Comme la courante de la suite n°13, celle de la suite no16 est toute en longues phrases, aux cellules d’autant plus répétitives qu’elles sont charmantes et légères. Elles permettent ainsi d’agréables modulations. La bourrée dévoile des formules mélodiques-harmoniques annonçant la paysanne de L’Infidèle (suite no 23) qui viendra bientôt. Le rebondissement élastique des croches qui s’y trouve est irrésistible et le moins qu’on puisse dire c’est que, pour Silvius Leopold, l’inspiration dans les bourrées ne manque pas ! Le nom de cette danse viendrait, à l’origine, du sautillement particulier des danseurs ivres dans les fêtes villageoises auvergnates et dont on disait qu’ils étaient “bourrés”. La petite reprise de fin est ici de nous et pour donner une idée de la fréquence de ces petits rallongements déjà indiqués par l’auteur ou ajoutés par l’interprète, précisons que sur les dix-huit pièces du présent disque, neuf ont de petites reprises, dont six sont de Weiss et trois de nous. Cela peut varier bien sûr selon les suites. On remarquera que, à part bien sûr les préludes, fugues ou toccates qui n’en ont jamais, certains mouvements sont moins enclins que d’autres à se voir ajouter ces épilogues, mais souvent ceux-ci sont plus que nécessaires à l'ampleur voulue par le discours musical. C’est sans contredit en tous cas un des éléments importants de la suite weissienne.

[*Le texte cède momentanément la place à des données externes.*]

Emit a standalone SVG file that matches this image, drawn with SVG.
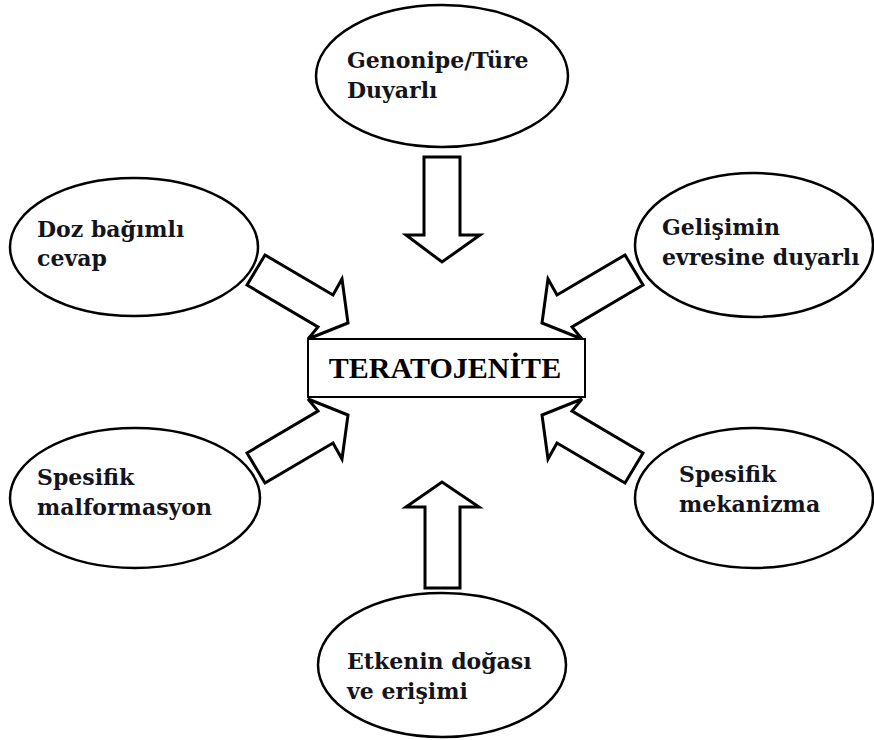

La sarabande, dans le ton relatif de mi mineur et avec ses trois voix serrées, porte comme sous-titre un poco andante. Elle procède effectivement plus de la marche que de la sarabande habituelle, avec sa “basse conductrice”. Fait assez spécial dans sa structure, la première section, habituellement deux fois plus courte que la deuxième, est ici pour ainsi dire carrément de la même longueur ( 20 - 21 mesures). Il est vrai cependant que la  petite reprise  allongera la deuxième section. Au surplus cette sarabande est beaucoup plus longue que les autres, en nombre de mesures du moins. Le sens rythmique et l'atmosphère même de la pièce dépendent beaucoup du choix personnel d’interprétation des ornements écrits - mais très libres d’exécution -  que sont les deux signes ) (appoggiature supérieure, simple ou multiple (trilles), lente ou rapide) et ( (idem mais inférieure). Ces signes se retrouvent dans toutes les pièces - tablatures de Weiss, mais l’allure fondamentale dépendra ici plus qu’à l’ordinaire du traitement ornemental de l’interprète, et ce même avant de faire les reprises. La fin très dramatique nécessite en outre, croyons-nous, le présent déferlement de diminutions. Les mots de Mattheson pour décrire la tonalité de  mi mineur nous paraissent excellents pour dépeindre notre sarabande : Si l’on peut difficilement ajouter de la gaieté à ce ton, parce qu’il est très pensif, profond, affligé et triste, on peut quand même y cultiver de l’espoir. Y mettre une certaine vigueur pourra bien sur nous y aider , mais sans pour autant nous faire atteindre à la lumière tant désirée”. Le menuet est fait tout de charme et montre l’importance que peut prendre la technique des liaisons (coulés de main gauche) pour l’expressivité. L’allegro, qui à son tour annonce une prochaine pièce du manuscrit, le presto du Fameux Corsaire (suite no 22), est une course folle ne permettant aucun apaisement. “Vitalité” est encore le mot clé pour cette pièce brillante qui a tout de l’écriture baroque à l’italienne.